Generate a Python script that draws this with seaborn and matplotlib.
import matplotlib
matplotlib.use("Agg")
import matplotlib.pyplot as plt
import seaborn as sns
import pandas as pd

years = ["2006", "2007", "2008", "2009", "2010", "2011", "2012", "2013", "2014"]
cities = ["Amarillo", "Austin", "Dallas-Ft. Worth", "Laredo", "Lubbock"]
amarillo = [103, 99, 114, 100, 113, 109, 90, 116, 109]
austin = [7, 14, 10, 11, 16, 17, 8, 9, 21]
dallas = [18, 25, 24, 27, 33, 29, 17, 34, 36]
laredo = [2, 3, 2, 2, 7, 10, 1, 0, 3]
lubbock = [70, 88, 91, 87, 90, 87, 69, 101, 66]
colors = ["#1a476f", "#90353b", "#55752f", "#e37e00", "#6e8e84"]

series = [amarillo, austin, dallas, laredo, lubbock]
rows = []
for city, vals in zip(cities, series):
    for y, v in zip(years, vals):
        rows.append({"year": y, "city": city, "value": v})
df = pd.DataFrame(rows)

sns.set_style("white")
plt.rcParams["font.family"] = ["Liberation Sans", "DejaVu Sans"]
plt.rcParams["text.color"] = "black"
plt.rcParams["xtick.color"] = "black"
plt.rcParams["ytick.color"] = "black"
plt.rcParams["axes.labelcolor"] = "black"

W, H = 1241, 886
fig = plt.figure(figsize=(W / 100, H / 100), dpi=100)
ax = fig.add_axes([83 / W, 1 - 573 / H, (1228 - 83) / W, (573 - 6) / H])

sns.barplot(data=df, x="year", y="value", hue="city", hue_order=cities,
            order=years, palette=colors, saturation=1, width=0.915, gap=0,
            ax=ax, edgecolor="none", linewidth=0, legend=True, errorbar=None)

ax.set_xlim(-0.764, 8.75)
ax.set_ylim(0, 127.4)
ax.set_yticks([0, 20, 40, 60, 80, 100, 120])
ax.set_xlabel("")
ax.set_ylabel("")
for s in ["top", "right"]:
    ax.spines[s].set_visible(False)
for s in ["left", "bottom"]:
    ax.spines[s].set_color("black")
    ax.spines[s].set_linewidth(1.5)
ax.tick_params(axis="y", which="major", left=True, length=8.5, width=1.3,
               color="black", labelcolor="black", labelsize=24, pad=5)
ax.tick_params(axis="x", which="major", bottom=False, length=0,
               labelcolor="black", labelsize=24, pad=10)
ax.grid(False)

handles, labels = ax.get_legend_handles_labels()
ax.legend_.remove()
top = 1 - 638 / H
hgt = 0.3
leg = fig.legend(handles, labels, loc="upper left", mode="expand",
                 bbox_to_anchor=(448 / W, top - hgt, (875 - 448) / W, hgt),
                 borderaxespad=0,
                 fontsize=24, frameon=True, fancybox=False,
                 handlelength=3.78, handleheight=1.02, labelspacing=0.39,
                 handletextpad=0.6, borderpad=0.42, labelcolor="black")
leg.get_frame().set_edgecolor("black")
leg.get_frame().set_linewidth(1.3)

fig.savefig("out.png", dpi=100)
^^^^^^^^^^^^^^^^
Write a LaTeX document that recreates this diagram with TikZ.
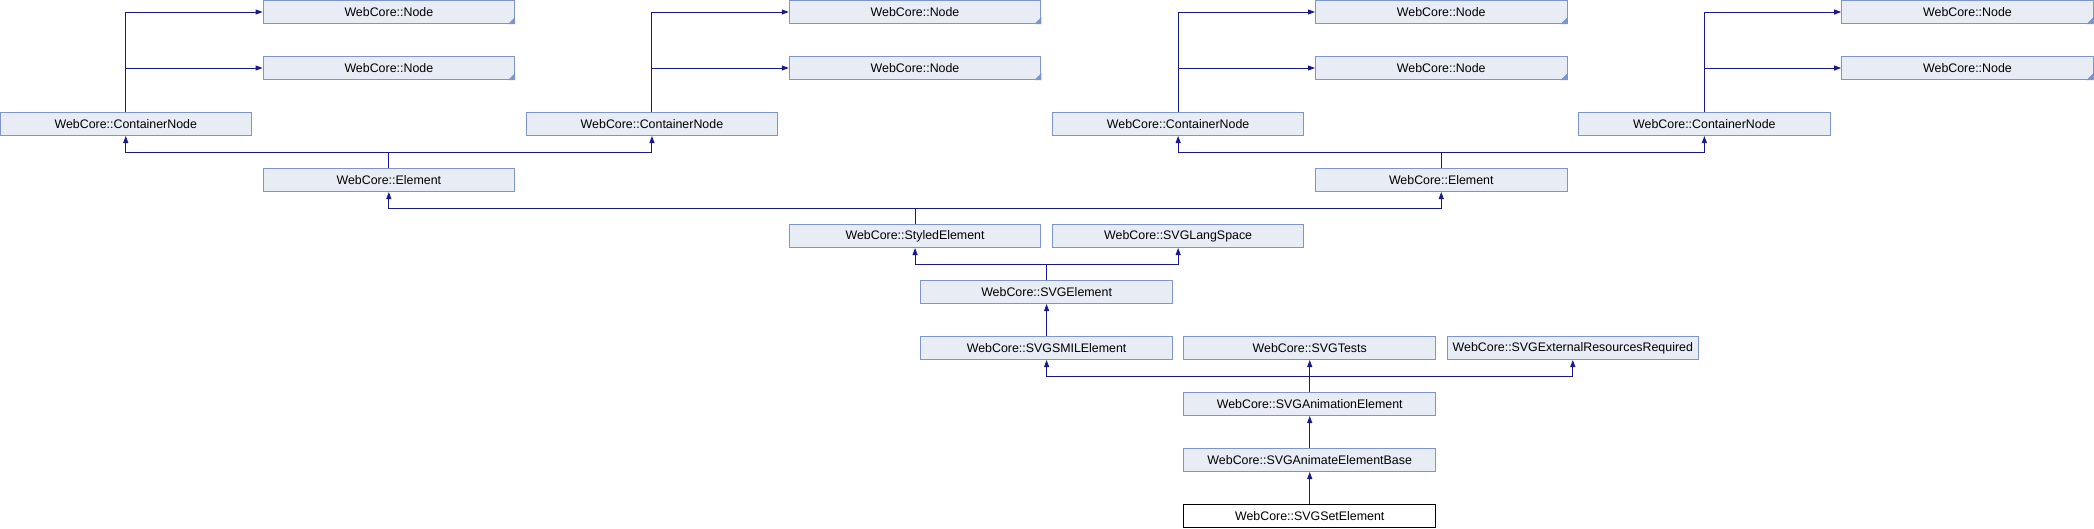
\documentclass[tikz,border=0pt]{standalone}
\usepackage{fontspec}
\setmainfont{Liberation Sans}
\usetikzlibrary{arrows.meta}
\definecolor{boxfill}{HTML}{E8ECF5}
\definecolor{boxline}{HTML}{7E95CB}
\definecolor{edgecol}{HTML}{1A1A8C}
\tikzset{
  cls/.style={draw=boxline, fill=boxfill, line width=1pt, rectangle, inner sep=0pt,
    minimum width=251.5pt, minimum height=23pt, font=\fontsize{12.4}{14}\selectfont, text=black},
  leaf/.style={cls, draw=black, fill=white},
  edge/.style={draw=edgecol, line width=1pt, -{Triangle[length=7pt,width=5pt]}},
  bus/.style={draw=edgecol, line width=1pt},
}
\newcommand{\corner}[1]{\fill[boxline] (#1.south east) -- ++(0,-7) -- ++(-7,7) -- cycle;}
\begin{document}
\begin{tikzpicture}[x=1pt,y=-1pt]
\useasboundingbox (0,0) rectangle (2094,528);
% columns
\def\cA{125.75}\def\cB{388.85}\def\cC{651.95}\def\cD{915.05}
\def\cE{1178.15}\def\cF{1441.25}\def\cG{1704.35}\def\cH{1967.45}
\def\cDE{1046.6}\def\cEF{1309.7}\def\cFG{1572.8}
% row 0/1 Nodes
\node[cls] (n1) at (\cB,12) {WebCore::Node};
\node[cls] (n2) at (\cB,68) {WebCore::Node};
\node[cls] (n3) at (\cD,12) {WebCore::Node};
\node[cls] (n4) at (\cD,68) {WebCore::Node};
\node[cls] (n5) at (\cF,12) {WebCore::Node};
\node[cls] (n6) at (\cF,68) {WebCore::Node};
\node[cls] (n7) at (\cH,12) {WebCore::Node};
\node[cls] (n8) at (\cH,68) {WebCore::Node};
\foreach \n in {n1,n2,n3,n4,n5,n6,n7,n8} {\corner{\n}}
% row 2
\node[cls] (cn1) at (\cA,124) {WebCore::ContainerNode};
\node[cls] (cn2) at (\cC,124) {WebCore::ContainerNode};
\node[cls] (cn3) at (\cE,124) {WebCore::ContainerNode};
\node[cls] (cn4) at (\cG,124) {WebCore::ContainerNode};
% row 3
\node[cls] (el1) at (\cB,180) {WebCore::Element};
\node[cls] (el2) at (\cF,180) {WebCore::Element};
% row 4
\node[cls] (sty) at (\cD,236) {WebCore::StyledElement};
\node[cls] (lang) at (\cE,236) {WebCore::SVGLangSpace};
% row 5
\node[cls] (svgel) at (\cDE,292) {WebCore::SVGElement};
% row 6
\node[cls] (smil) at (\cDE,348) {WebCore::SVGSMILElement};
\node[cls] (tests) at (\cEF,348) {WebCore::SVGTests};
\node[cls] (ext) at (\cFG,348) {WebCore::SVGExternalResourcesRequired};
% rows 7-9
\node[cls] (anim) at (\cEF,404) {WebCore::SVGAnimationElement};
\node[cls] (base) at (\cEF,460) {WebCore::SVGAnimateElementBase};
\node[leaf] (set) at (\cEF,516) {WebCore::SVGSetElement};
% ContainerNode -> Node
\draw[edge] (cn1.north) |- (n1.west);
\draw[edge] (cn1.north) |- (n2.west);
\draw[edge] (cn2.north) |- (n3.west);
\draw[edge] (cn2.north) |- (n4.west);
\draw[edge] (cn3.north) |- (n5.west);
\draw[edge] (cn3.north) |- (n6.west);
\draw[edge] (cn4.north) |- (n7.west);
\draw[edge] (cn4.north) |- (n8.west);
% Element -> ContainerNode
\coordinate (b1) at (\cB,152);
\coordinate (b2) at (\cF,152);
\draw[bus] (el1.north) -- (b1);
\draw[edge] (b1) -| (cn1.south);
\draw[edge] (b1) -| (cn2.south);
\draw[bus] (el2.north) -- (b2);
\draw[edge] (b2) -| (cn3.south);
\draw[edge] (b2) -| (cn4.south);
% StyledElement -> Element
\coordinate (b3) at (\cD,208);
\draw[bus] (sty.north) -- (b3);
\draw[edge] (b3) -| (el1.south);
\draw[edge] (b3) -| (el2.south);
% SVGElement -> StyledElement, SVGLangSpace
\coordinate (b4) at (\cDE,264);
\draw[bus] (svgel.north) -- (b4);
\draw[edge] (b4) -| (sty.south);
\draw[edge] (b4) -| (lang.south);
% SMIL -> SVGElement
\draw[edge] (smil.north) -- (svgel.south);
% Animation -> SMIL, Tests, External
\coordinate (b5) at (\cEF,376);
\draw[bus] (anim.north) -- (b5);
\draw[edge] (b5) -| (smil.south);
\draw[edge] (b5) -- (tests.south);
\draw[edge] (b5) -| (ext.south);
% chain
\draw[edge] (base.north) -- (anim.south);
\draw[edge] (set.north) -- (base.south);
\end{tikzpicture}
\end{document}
^^^^^^^^^^^^^^^^
[Goal]
Scan the material for lines with the word "matplotlib", and copy each line you find.

[Solution to the exercise]
Generate a Python script that draws this with seaborn and matplotlib.
import matplotlib
matplotlib.use("Agg")
import matplotlib.pyplot as plt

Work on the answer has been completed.